**TASK STATEMENT**:
Extract all lines containing "this".

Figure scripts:
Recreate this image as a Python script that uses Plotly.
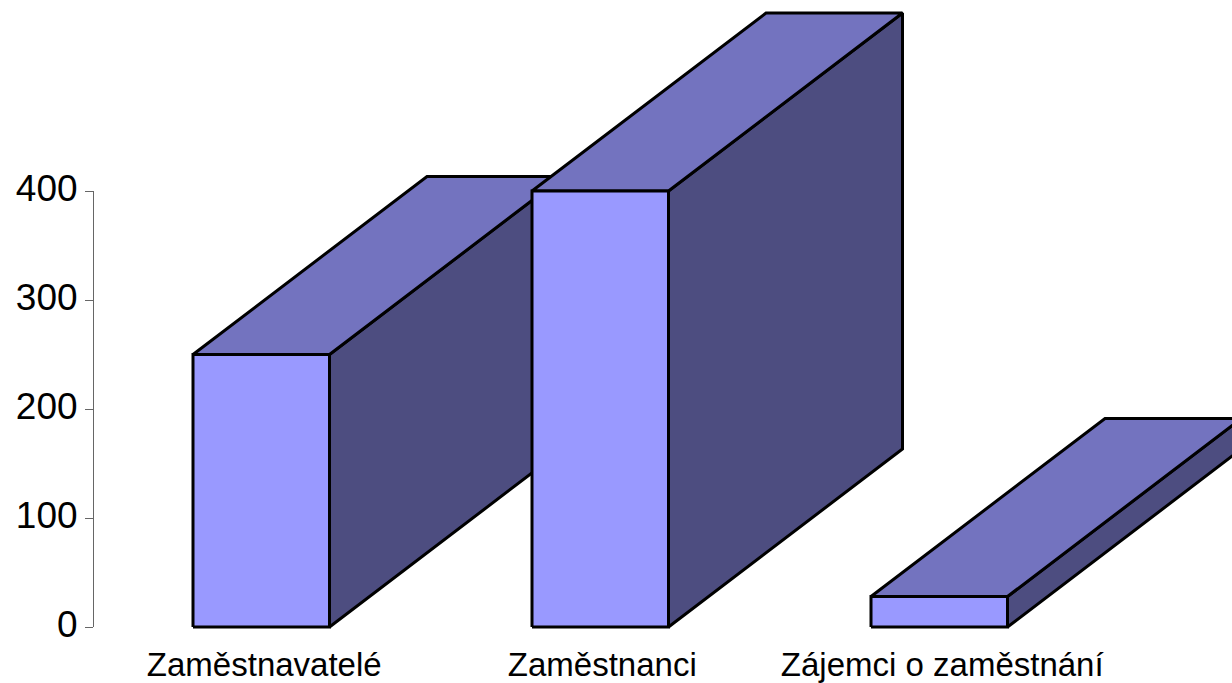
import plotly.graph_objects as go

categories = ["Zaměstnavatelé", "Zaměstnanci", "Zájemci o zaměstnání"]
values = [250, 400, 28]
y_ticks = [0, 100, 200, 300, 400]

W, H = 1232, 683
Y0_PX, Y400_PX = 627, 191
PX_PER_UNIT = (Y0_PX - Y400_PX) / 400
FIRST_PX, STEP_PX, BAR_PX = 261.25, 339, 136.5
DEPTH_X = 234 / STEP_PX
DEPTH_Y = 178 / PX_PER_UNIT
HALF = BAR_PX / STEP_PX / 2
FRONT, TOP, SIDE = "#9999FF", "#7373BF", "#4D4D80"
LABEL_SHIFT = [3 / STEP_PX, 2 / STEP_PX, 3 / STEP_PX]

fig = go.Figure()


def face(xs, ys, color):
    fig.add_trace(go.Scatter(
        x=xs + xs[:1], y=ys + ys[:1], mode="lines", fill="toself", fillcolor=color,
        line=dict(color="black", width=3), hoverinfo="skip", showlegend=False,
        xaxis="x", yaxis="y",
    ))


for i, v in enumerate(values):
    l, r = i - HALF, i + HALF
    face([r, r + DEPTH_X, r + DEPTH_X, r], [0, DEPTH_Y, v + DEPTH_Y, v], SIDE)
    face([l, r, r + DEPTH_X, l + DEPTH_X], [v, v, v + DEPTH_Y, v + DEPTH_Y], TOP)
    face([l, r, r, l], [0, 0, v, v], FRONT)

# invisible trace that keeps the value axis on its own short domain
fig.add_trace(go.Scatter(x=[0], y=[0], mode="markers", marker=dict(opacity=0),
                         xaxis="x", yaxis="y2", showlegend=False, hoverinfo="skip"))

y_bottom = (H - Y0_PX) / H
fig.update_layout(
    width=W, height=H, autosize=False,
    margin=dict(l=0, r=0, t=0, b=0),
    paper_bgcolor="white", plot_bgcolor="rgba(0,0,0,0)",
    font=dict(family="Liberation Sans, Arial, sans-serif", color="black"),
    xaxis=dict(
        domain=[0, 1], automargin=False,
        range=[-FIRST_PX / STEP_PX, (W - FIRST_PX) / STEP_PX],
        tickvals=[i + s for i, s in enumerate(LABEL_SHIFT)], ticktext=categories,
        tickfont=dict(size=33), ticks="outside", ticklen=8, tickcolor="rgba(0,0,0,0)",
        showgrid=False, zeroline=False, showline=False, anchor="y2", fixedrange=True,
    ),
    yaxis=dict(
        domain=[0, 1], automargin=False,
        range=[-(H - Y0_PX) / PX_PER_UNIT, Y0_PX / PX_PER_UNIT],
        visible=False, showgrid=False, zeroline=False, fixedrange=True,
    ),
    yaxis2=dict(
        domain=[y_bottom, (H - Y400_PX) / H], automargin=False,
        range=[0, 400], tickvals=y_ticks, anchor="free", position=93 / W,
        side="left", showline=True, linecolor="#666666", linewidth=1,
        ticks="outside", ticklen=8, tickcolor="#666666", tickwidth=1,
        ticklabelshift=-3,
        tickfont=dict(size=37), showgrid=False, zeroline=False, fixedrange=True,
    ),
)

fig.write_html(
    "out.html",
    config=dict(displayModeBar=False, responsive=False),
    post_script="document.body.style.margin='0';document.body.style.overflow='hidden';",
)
---
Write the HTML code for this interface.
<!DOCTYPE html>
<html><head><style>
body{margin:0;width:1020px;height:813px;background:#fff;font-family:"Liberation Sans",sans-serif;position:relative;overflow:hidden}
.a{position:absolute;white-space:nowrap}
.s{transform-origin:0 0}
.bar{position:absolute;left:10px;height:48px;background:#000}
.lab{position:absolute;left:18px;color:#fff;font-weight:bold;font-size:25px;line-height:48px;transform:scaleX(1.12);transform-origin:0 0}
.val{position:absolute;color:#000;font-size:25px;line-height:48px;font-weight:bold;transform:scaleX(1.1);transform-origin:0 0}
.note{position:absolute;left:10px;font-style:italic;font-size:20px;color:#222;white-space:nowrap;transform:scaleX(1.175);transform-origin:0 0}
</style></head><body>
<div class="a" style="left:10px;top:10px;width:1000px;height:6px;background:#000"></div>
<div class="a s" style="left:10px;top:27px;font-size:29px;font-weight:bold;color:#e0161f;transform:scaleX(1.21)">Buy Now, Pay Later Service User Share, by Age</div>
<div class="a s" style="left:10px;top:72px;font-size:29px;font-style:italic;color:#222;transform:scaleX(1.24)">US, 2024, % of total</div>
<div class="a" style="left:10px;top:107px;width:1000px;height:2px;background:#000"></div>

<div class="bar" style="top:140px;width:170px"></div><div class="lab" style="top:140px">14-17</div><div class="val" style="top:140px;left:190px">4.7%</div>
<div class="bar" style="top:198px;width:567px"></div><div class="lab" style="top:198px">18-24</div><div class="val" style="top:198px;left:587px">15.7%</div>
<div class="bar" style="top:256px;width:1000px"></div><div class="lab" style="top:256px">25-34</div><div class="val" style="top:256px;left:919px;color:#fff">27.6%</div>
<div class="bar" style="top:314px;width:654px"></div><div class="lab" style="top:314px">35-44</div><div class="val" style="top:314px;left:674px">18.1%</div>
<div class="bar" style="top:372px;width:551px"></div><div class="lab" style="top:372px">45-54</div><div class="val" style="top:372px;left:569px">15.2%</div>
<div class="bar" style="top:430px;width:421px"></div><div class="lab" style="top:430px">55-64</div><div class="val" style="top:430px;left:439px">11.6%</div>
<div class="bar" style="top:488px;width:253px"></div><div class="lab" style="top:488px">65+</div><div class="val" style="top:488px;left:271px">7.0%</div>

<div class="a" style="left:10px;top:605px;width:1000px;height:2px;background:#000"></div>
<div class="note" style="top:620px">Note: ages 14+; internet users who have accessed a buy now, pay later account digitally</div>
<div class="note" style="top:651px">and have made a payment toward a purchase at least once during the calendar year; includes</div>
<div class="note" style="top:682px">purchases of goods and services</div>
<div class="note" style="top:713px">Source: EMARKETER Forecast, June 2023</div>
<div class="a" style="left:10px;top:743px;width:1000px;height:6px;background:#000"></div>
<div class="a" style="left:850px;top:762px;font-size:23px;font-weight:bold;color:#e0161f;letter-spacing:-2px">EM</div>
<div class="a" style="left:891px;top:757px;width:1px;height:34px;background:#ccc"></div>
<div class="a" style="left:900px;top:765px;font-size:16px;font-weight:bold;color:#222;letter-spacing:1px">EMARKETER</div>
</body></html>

**TASK SOLUTION**:
Recreate this image as a Python script that uses Plotly.
Write the HTML code for this interface.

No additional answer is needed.